The answer is simple, and Father Simoulin knows it, since he has just mentioned it:  the superiors of the SSPX have accepted the possibility of a practical agreement – of normalization – with Pope Francis’  Rome which has not obviously not returned to Tradition, and they are even working to obtain this recognition.  Bishop Fellay’s text reproduced above and Father Schmidberger’s in Le Sel de la Terre 96 make it clear.

[Text by Fr S:] Instead of criticizing and condemning Bishop Fellay, let these men make positive and constructive suggestions.  What do they suggest as a solution?  Nothing but denial and rupture

The solution offered is to stick to the line set out by Archbishop Lefebvre in 1988, which is what the SSPX did until  2012:  no agreement with Rome as long as it keeps spreading modernism.

[Text by Fr S:] And there are also these words of the Archbishop to the future bishops:   ”I beseech you to remain attached to the See of Peter, to the Roman Church, Mother and Mistress of all churches, in the Catholic faith of all time.”

In the same letter, Archbishop Lefebvre wrote: “I will bestow this grace upon you, confident that without too long a delay the See of Peter will be occupied by a successor of Peter who is perfectly Catholic, and into whose hands you will be able to put back the grace of your episcopacy so that he may confirm it.”  Could it be said that Pope Francis is “perfectly Catholic”?

[Text by Fr S:] And we can conclude with the words of the Archbishop himself, faithful to his first position until the end, from his address to the deacons on retreat in Montalenghe in June 1989, and therefore after the episcopal consecrations.  He gave them one last time the meaning of the declaration of 1974 [November 21]:   “I think that we need nonetheless, a link with Rome…”

The meaning of his words is suggested by the context:  Archbishop Lefebvre was sounding a warning against sedevacantism.  The “link with Rome” that he talks about consists simply in recognizing the current pope as validly elected.  It is not a question of asking for a canonical recognition.
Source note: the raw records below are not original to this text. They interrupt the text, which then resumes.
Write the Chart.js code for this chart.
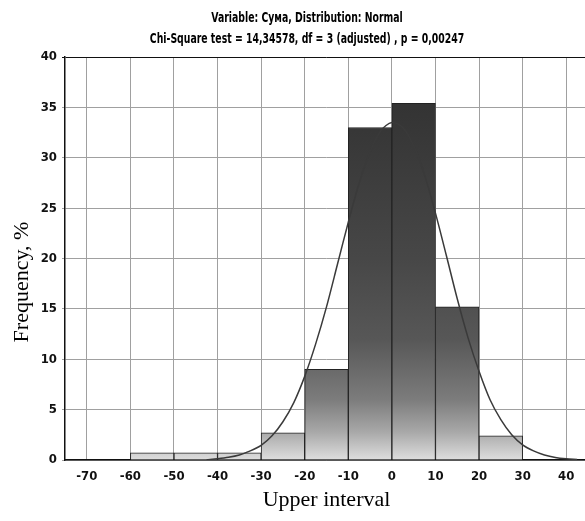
<!DOCTYPE html>
<html>
<head>
<meta charset="utf-8">
<script src="https://cdn.jsdelivr.net/npm/chart.js@4.4.0/dist/chart.umd.min.js"></script>
<style>
  body { margin: 0; background: #fff; overflow: hidden; }
</style>
</head>
<body>
<canvas id="histogram" width="590" height="521"></canvas>
<script>
// histogram bins (center of each 10-wide interval) and frequency, %
var binCenters = [-55, -45, -35, -25, -15, -5, 5, 15, 25];
var frequencies = [0.7, 0.7, 0.7, 2.7, 9.0, 33.0, 35.4, 15.2, 2.4];

// fitted normal curve
var curveX = [-42.5, -40, -37.5, -35, -32.5, -30, -27.5, -25, -22.5, -20, -17.5, -15, -12.5, -10, -7.5, -5, -2.5,
              0, 2.5, 5, 7.5, 10, 12.5, 15, 17.5, 20, 22.5, 25, 27.5, 30, 32.5, 35, 37.5, 40, 42.5];
var curveY = [0.03, 0.13, 0.27, 0.5, 0.9, 1.45, 2.4, 3.8, 5.7, 8.3, 11.5, 15.2, 19.4, 23.6, 27.5, 30.6, 32.7,
              33.5, 33.0, 31.2, 28.3, 24.5, 20.3, 16.0, 12.1, 8.8, 6.0, 4.0, 2.5, 1.5, 0.9, 0.5, 0.25, 0.12, 0.05];

var xTicks = [-70, -60, -50, -40, -30, -20, -10, 0, 10, 20, 30, 40];
var yTicks = [0, 5, 10, 15, 20, 25, 30, 35, 40];

var titleLines = ["Variable: Сума, Distribution: Normal",
                  "Chi-Square test = 14,34578, df = 3 (adjusted) , p = 0,00247"];

var narrow = "'Liberation Sans Narrow', 'DejaVu Sans Condensed', 'Arial Narrow', sans-serif";
var serif = "'Liberation Serif', 'DejaVu Serif', serif";

var barData = binCenters.map(function (x, i) { return { x: x, y: frequencies[i] }; });
var curveData = curveX.map(function (x, i) { return { x: x, y: curveY[i] }; });

function barGradient(ctx) {
    var area = ctx.chart.chartArea;
    if (!area) return '#666';
    var g = ctx.chart.ctx.createLinearGradient(0, area.top, 0, area.bottom);
    g.addColorStop(0, '#303030');
    g.addColorStop(0.125, '#343434');
    g.addColorStop(0.5, '#474747');
    g.addColorStop(0.7, '#575757');
    g.addColorStop(0.85, '#7c7c7c');
    g.addColorStop(0.93, '#a8a8a8');
    g.addColorStop(1, '#dedede');
    return g;
}

function fixedTicks(values) {
    return function (s) {
        s.ticks = values.map(function (v) { return { value: v }; });
    };
}

// title (squeezed like the narrow font of the original) and the y axis title,
// which sits a bit below the middle of the plot
var extraText = {
    id: 'extraText',
    afterDraw: function (chart) {
        var c = chart.ctx;
        c.save();
        c.fillStyle = '#000';
        c.textAlign = 'center';
        c.textBaseline = 'middle';
        c.font = 'bold 14px ' + narrow;
        c.translate(307, 0);
        c.scale(0.74, 1);
        c.fillText(titleLines[0], 0, 18);
        c.fillText(titleLines[1], 0, 39);
        c.restore();

        c.save();
        c.translate(22, 282);
        c.rotate(-Math.PI / 2);
        c.font = '22px ' + serif;
        c.fillStyle = '#000';
        c.textAlign = 'center';
        c.textBaseline = 'middle';
        c.fillText('Frequency, %', 0, 0);
        c.restore();
    }
};

new Chart(document.getElementById("histogram"), {
    type: 'bar',
    data: {
        datasets: [
            {
                type: 'line',
                data: curveData,
                borderColor: '#3a3a3a',
                borderWidth: 1.5,
                pointRadius: 0,
                tension: 0.3,
                order: 0
            },
            {
                type: 'bar',
                data: barData,
                backgroundColor: barGradient,
                borderColor: '#222',
                borderWidth: 1,
                categoryPercentage: 1,
                barPercentage: 1,
                order: 1
            }
        ]
    },
    options: {
        responsive: false,
        animation: false,
        layout: { padding: { left: 0, right: 2, top: 57, bottom: 0 } },
        plugins: {
            legend: { display: false },
            tooltip: { enabled: false },
            title: { display: false }
        },
        scales: {
            x: {
                type: 'linear',
                min: -75,
                max: 45,
                offset: false,
                afterBuildTicks: fixedTicks(xTicks),
                afterFit: function (s) { s.height = 61; },
                ticks: {
                    autoSkip: false,
                    color: '#111',
                    padding: 9,
                    maxRotation: 0,
                    font: { family: narrow, size: 13, weight: 'bold' }
                },
                grid: { color: '#a0a0a0', lineWidth: 1, drawTicks: false, offset: false },
                border: { color: '#111', width: 1.5 },
                title: {
                    display: true,
                    text: 'Upper interval',
                    color: '#000',
                    font: { family: serif, size: 22 },
                    padding: { top: 0, bottom: 8 }
                }
            },
            y: {
                min: 0,
                max: 40,
                afterBuildTicks: fixedTicks(yTicks),
                afterFit: function (s) { s.width = 65; },
                ticks: {
                    color: '#111',
                    padding: 5,
                    font: { family: narrow, size: 13, weight: 'bold' }
                },
                grid: {
                    color: function (ctx) { return ctx.tick && ctx.tick.value === 40 ? '#111' : '#a0a0a0'; },
                    lineWidth: 1,
                    tickLength: 3
                },
                border: { color: '#111', width: 1.5 }
            }
        }
    },
    plugins: [extraText]
});
</script>
</body>
</html>
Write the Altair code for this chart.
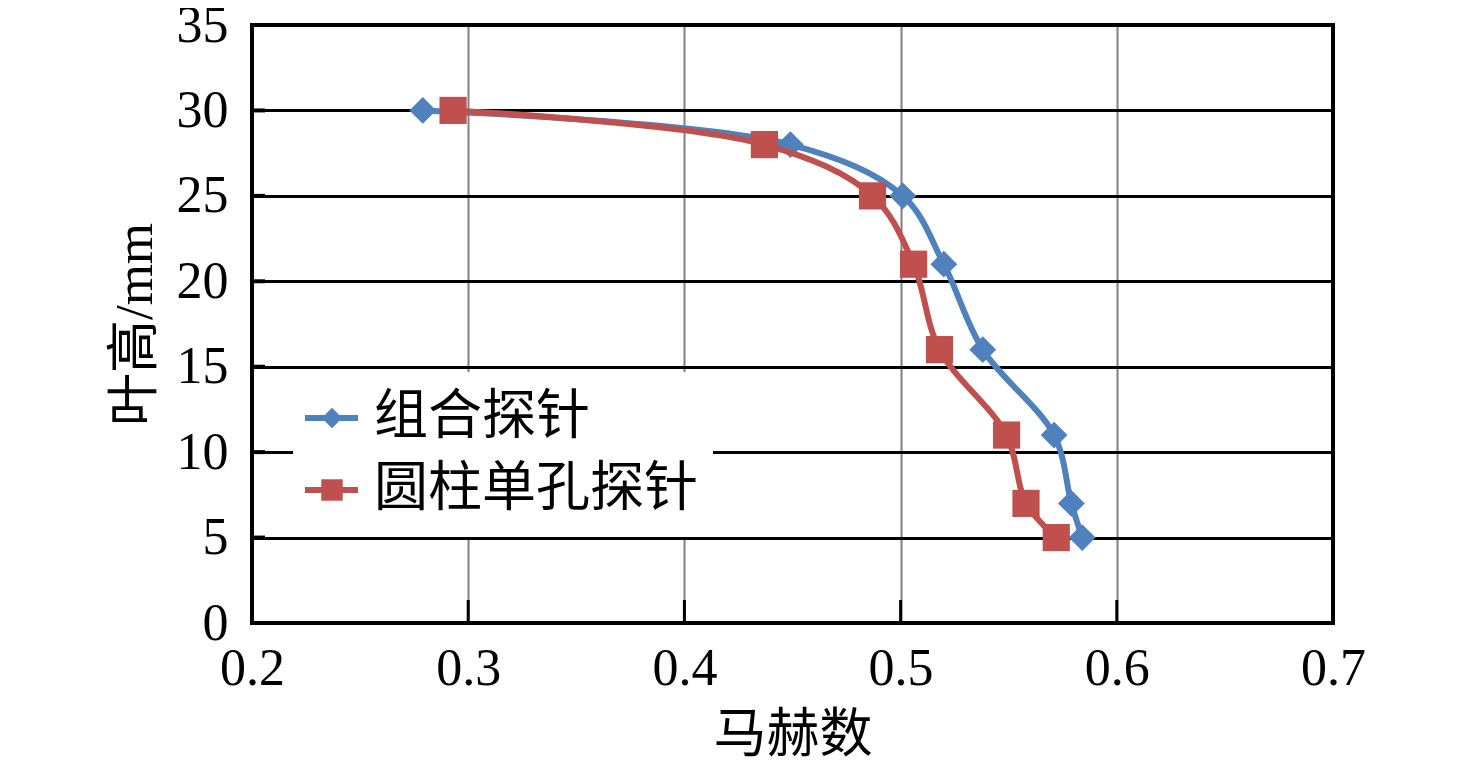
import altair as alt
import pandas as pd

# Data
blade_height = [30, 28, 25, 21, 16, 11, 7, 5]
mach_combined = [0.279, 0.449, 0.501, 0.520, 0.538, 0.571, 0.579, 0.584]
mach_cylinder = [0.293, 0.437, 0.487, 0.506, 0.518, 0.549, 0.558, 0.572]
series_names = ["组合探针", "圆柱单孔探针"]
series_colors = ["#4F81BD", "#C0504D"]
x_ticks = [0.2, 0.3, 0.4, 0.5, 0.6, 0.7]
y_ticks = [0, 5, 10, 15, 20, 25, 30, 35]

FONT = "'Liberation Serif', 'Noto Sans CJK SC', serif"
W, H = 1081, 598

df_a = pd.DataFrame({"mach": mach_combined, "h": blade_height, "s": series_names[0]})
df_b = pd.DataFrame({"mach": mach_cylinder, "h": blade_height, "s": series_names[1]})

xs = alt.Scale(domain=[0.2, 0.7], nice=False, zero=False)
ys = alt.Scale(domain=[0, 35], nice=False, zero=False)

x_enc = alt.X("mach:Q", scale=xs, title="马赫数",
              axis=alt.Axis(values=x_ticks, format=".1f", grid=True, gridColor="#808080",
                            gridWidth=2, ticks=False, domain=False, labelFontSize=52,
                            labelFont=FONT, labelColor="black", labelPadding=20,
                            labelFlush=False, labelOverlap=False,
                            titleFont=FONT, titleFontSize=53, titleFontWeight="normal",
                            titleColor="black", titleY=112, titleBaseline="middle"))
y_enc = alt.Y("h:Q", scale=ys, title="叶高/mm",
              axis=alt.Axis(values=y_ticks, grid=True, gridColor="black", gridWidth=3,
                            ticks=False, domain=False, labelFontSize=52, labelFont=FONT,
                            labelColor="black", labelPadding=24, labelBaseline="middle",
                            labelFlush=False, labelOverlap=False,
                            titleFont=FONT, titleFontSize=53, titleFontWeight="normal",
                            titleColor="black", titleX=-117, titleY=H / 2,
                            titleAngle=-90, titleBaseline="middle", titleAlign="center"))

line_a = alt.Chart(df_a).mark_line(color=series_colors[0], strokeWidth=6,
                                   interpolate="catmull-rom").encode(x=x_enc, y=y_enc)
pt_a = alt.Chart(df_a).mark_point(shape="diamond", filled=True, size=720, opacity=1,
                                  color=series_colors[0]).encode(x="mach:Q", y="h:Q")
line_b = alt.Chart(df_b).mark_line(color=series_colors[1], strokeWidth=6,
                                   interpolate="catmull-rom").encode(x="mach:Q", y="h:Q")
pt_b = alt.Chart(df_b).mark_point(shape="square", filled=True, size=740, opacity=1,
                                  color=series_colors[1]).encode(x="mach:Q", y="h:Q")

# inward ticks
tick_df = pd.DataFrame({"t": x_ticks[1:-1]})
xticks = alt.Chart(tick_df).mark_rule(color="black", strokeWidth=3).encode(
    x=alt.X("t:Q", scale=xs), y=alt.value(H - 23), y2=alt.value(H))
ytick_df = pd.DataFrame({"t": y_ticks[1:-1]})
yticks = alt.Chart(ytick_df).mark_rule(color="black", strokeWidth=4).encode(
    y=alt.Y("t:Q", scale=ys), x=alt.value(0), x2=alt.value(13))

# plot border on top of gridlines
border = alt.Chart(pd.DataFrame({"a": [0]})).mark_rect(
    fill="transparent", stroke="black", strokeWidth=4).encode(
    x=alt.value(0), x2=alt.value(W), y=alt.value(0), y2=alt.value(H))

# legend
leg_bg = alt.Chart(pd.DataFrame({"a": [0]})).mark_rect(fill="white").encode(
    x=alt.value(41), x2=alt.value(461), y=alt.value(347), y2=alt.value(512))
legend_layers = []
rows = [393, 465]
shapes = ["diamond", "square"]
sizes = [420, 460]
for name, col, ry, shp, sz in zip(series_names, series_colors, rows, shapes, sizes):
    d = pd.DataFrame({"label": [name]})
    legend_layers.append(alt.Chart(d).mark_rule(color=col, strokeWidth=6).encode(
        x=alt.value(53), x2=alt.value(106), y=alt.value(ry)))
    legend_layers.append(alt.Chart(d).mark_point(shape=shp, filled=True, size=sz, opacity=1,
                                                 color=col).encode(x=alt.value(80), y=alt.value(ry)))
    legend_layers.append(alt.Chart(d).mark_text(font=FONT, fontSize=54, align="left",
                                                baseline="middle", color="black").encode(
        x=alt.value(122), y=alt.value(ry), text="label:N"))

chart = alt.layer(line_a, pt_a, line_b, pt_b, xticks, yticks, leg_bg, *legend_layers, border).properties(
    width=W, height=H,
    autosize=alt.AutoSizeParams(type="none"),
    padding={"left": 244, "top": 17, "right": 60, "bottom": 140},
).configure_view(stroke=None).configure(background="white")

chart.save("out.html", embed_options={"renderer": "svg", "actions": False})
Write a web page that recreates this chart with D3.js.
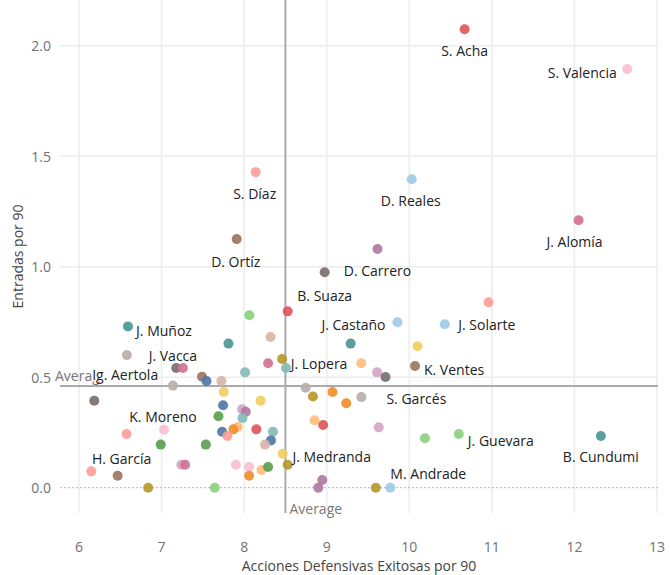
<html>
<head>
<meta charset="utf-8">
<style>
  body { margin: 0; background: #fff; }
  text { font-family: "Open Sans", sans-serif; }
  .grid line { stroke: #ececec; stroke-width: 1.5px; }
  .tick-label { fill: #707070; font-size: 14px; }
  .axis-title { fill: #444; font-size: 14px; }
  .player-label { fill: #222; font-size: 14px; }
  .avg-text { fill: #777; font-size: 14px; }
</style>
</head>
<body>
<svg width="670" height="575"></svg>
<script src="https://d3js.org/d3.v7.min.js"></script>
<script>
// players: name ("" = no label), defensive actions /90, tackles /90, team colour index
var names = [
  "S. Acha", "S. Valencia", "S. Díaz", "D. Ortíz", "D. Reales", "J. Alomía", "D. Carrero",
  "B. Suaza", "J. Muñoz", "J. Vacca", "Ig. Aertola", "J. Lopera", "J. Castaño", "J. Solarte",
  "K. Ventes", "S. Garcés", "J. Guevara", "B. Cundumi", "M. Andrade", "J. Medranda",
  "K. Moreno", "H. García",
  "", "", "", "", "", "", "", "", "", "", "", "", "", "", "", "", "", "", "", "",
  "", "", "", "", "", "", "", "", "", "", "", "", "", "", "", "", "", "", "", "",
  "", "", "", "", "", "", "", "", "", "", "", "", "", "", "", "", "", "", ""
];
var accDef = [
  10.67, 12.64, 8.14, 7.91, 10.03, 12.05, 9.615,
  8.527, 6.593, 6.58, 7.177, 8.507, 9.857, 10.43,
  10.07, 9.42, 10.6, 12.32, 9.77, 8.527,
  7.03, 6.468,
  8.975, 8.064, 8.32, 7.81, 8.46, 8.29, 8.011, 7.258, 7.49, 7.544,
  7.725, 7.137, 8.745, 7.753, 8.833, 9.07, 6.185, 8.20, 7.745, 7.975,
  8.02, 7.689, 7.98, 8.853, 8.957, 6.577, 7.923, 7.87, 7.733, 7.797,
  8.148, 8.349, 8.325, 8.253, 6.99, 7.536, 8.467, 7.24, 7.285, 7.90,
  8.06, 8.21, 8.29, 8.06, 6.149, 6.838, 7.644, 8.946, 8.898, 10.96,
  9.29, 10.10, 9.418, 9.61, 9.712, 9.237, 9.63, 10.19, 9.595
];
var entradas = [
  2.075, 1.895, 1.428, 1.125, 1.396, 1.21, 1.08,
  0.798, 0.73, 0.60, 0.542, 0.542, 0.749, 0.74,
  0.551, 0.41, 0.243, 0.234, 0.0, 0.104,
  0.262, 0.054,
  0.975, 0.78, 0.682, 0.652, 0.582, 0.563, 0.522, 0.542, 0.502, 0.483,
  0.483, 0.462, 0.452, 0.433, 0.413, 0.433, 0.394, 0.394, 0.373, 0.355,
  0.344, 0.323, 0.315, 0.305, 0.284, 0.243, 0.275, 0.264, 0.253, 0.234,
  0.264, 0.253, 0.214, 0.195, 0.195, 0.195, 0.154, 0.104, 0.104, 0.104,
  0.094, 0.08, 0.094, 0.054, 0.074, 0.0, 0.0, 0.035, 0.0, 0.839,
  0.652, 0.64, 0.563, 0.522, 0.501, 0.382, 0.273, 0.224, 0.0
];
var team = [
  10, 15, 11, 18, 1, 14, 16,
  10, 8, 13, 12, 9, 1, 1,
  18, 13, 5, 8, 1, 6,
  15, 18,
  12, 5, 19, 8, 6, 14, 9, 14, 18, 0,
  19, 13, 13, 7, 6, 2, 12, 7, 0, 17,
  16, 4, 9, 3, 10, 11, 3, 2, 0, 11,
  10, 9, 0, 19, 4, 4, 7, 17, 14, 15,
  15, 3, 4, 2, 11, 6, 5, 16, 16, 11,
  8, 7, 3, 17, 12, 2, 17, 5, 6
];
var xTicks = [6, 7, 8, 9, 10, 11, 12, 13];
var yTicks = [0, 0.5, 1, 1.5, 2];
var avgX = 8.5, avgY = 0.46;

// look
var palette = ["#4e79a7", "#a0cbe8", "#f28e2b", "#ffbe7d", "#59a14f", "#8cd17d", "#b6992d", "#f1ce63",
  "#499894", "#86bcb6", "#e15759", "#ff9d9a", "#79706e", "#bab0ac", "#d37295", "#fabfd2",
  "#b07aa1", "#d4a6c8", "#9d7660", "#d7b5a6"];
// label placement, pixels from the marker (text centre)
var labelOffset = {
  "S. Acha": [0, 21], "S. Valencia": [-45, 4], "S. Díaz": [-1, 21], "D. Ortíz": [-1, 22],
  "D. Reales": [-1, 21], "J. Alomía": [-4, 21], "D. Carrero": [0, 21], "B. Suaza": [37, -16],
  "J. Muñoz": [36, 4], "J. Vacca": [46, 0], "Ig. Aertola": [-51, 7], "J. Lopera": [33, -4],
  "J. Castaño": [-44, 2], "J. Solarte": [42, 0], "K. Ventes": [39, 4], "S. Garcés": [55, 1],
  "J. Guevara": [42, 6], "B. Cundumi": [0, 21], "M. Andrade": [38, -14], "J. Medranda": [44, -8],
  "K. Moreno": [-1, -13], "H. García": [4, -17]
};

var players = names.map(function(n, i) {
  return {name: n, x: accDef[i], y: entradas[i], team: team[i]};
});

var svg = d3.select("svg");
var plotL = 60, plotR = 658, plotT = 0, plotB = 513;

var x = d3.scaleLinear().domain([5.77, 13.012]).range([plotL, plotR]);
var y = d3.scaleLinear().domain([-0.1145, 2.207]).range([plotB, plotT]);

// grid
var grid = svg.append("g").attr("class", "grid");
grid.selectAll(".vx").data(xTicks).enter().append("line")
  .attr("x1", d => x(d)).attr("x2", d => x(d))
  .attr("y1", plotT).attr("y2", plotB);
grid.selectAll(".hy").data(yTicks.filter(d => d !== 0)).enter().append("line")
  .attr("x1", plotL).attr("x2", plotR)
  .attr("y1", d => y(d)).attr("y2", d => y(d));

// zero line
svg.append("line")
  .attr("x1", plotL).attr("x2", plotR)
  .attr("y1", y(0)).attr("y2", y(0))
  .attr("stroke", "#b5b5b5").attr("stroke-width", 1)
  .attr("stroke-dasharray", "2,2");

// tick labels
svg.selectAll(".xt").data(xTicks).enter().append("text")
  .attr("class", "tick-label")
  .attr("x", d => x(d)).attr("y", 546)
  .attr("text-anchor", "middle").attr("dominant-baseline", "central")
  .text(d => d);
svg.selectAll(".yt").data(yTicks).enter().append("text")
  .attr("class", "tick-label")
  .attr("x", 51).attr("y", d => y(d))
  .attr("text-anchor", "end").attr("dominant-baseline", "central")
  .text(d => d3.format(".1f")(d));

// average lines
svg.append("line")
  .attr("x1", plotL).attr("x2", plotR)
  .attr("y1", y(avgY)).attr("y2", y(avgY))
  .attr("stroke", "#aaa").attr("stroke-width", 2);
svg.append("line")
  .attr("x1", x(avgX)).attr("x2", x(avgX))
  .attr("y1", plotT).attr("y2", plotB)
  .attr("stroke", "#aaa").attr("stroke-width", 2);
svg.append("text").attr("class", "avg-text")
  .attr("x", x(avgX) + 4).attr("y", 508)
  .attr("dominant-baseline", "central")
  .text("Average");
svg.append("text").attr("class", "avg-text")
  .attr("x", 55).attr("y", y(avgY) - 11)
  .attr("dominant-baseline", "central")
  .text("Average");

// points
svg.append("g").selectAll("circle")
  .data(players)
  .enter().append("circle")
  .attr("cx", d => x(d.x))
  .attr("cy", d => y(d.y))
  .attr("r", 5)
  .attr("fill", d => palette[d.team])
  .attr("fill-opacity", 0.92);

// labels
var lab = svg.append("g").selectAll("g")
  .data(players.filter(d => d.name !== ""))
  .enter().append("g")
  .attr("transform", function(d) {
    var o = labelOffset[d.name] || [0, 21];
    return "translate(" + (x(d.x) + o[0]) + "," + (y(d.y) + o[1]) + ")";
  });
lab.append("text")
  .attr("class", "player-label")
  .attr("text-anchor", "middle")
  .attr("dominant-baseline", "central")
  .text(d => d.name);
// only the label sitting on the "Average" note hides it
lab.filter(d => d.name === "Ig. Aertola").insert("rect", "text")
  .each(function() {
    var bb = this.parentNode.querySelector("text").getBBox();
    d3.select(this)
      .attr("x", bb.x).attr("y", bb.y + 3)
      .attr("width", bb.width).attr("height", bb.height - 6)
      .attr("fill", "#fff");
  });

// axis titles
svg.append("text").attr("class", "axis-title")
  .attr("x", (plotL + plotR) / 2).attr("y", 565)
  .attr("text-anchor", "middle").attr("dominant-baseline", "central")
  .text("Acciones Defensivas Exitosas por 90");
svg.append("text").attr("class", "axis-title")
  .attr("transform", "translate(17," + ((plotT + plotB) / 2) + ") rotate(-90)")
  .attr("text-anchor", "middle").attr("dominant-baseline", "central")
  .text("Entradas por 90");
</script>
</body>
</html>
In the conference that he gave shortly after the priestly retreat at Écône, Archbishop Lefebvre said:

“As to the situation of Tradition and Rome, it remains practically unchanged.  We can see it is more and more so.  The Vatican is committed to maintaining the Council above all, which is nothing but a transposition of the spirit of the Revolution in the Church.  This spirit they want to maintain at all cost, and all the concessions they can make, to the left, to the right, the appointments of seemingly traditional bishops, these are political and diplomatic means to be able to keep disseminating the spirit of the Council and the revolutionary spirit, certainly so.  Indeed it was the devil’s masterstroke to succeed in using the highest-ranking members of the Church to spread the Revolution’s ideasClearly, that has not changed.  [Archbishop Lefebvre then gives a few examples here, notably the appointment of Kasper, ‘a formal heretic’, as a bishop, with Cardinal Ratzinger’s blessing.]  As long as that spirit prevails in Rome, that spirit of ecumenism, liberalism, modernism, we cannot hope for anything.  So let us wait, pray, and work.  God will decide, He knows better than we do, (He) who creates all things, He is the almighty, He can change the situation in no time, let us trust in God.  But is impossible, absolutely impossible, today, to trust in the Roman authorities in any way.”

We believe that the situation is still the same and that Archbishop Lefebvre’s advice, (viz. “let us wait, pray, and work”) is still relevant.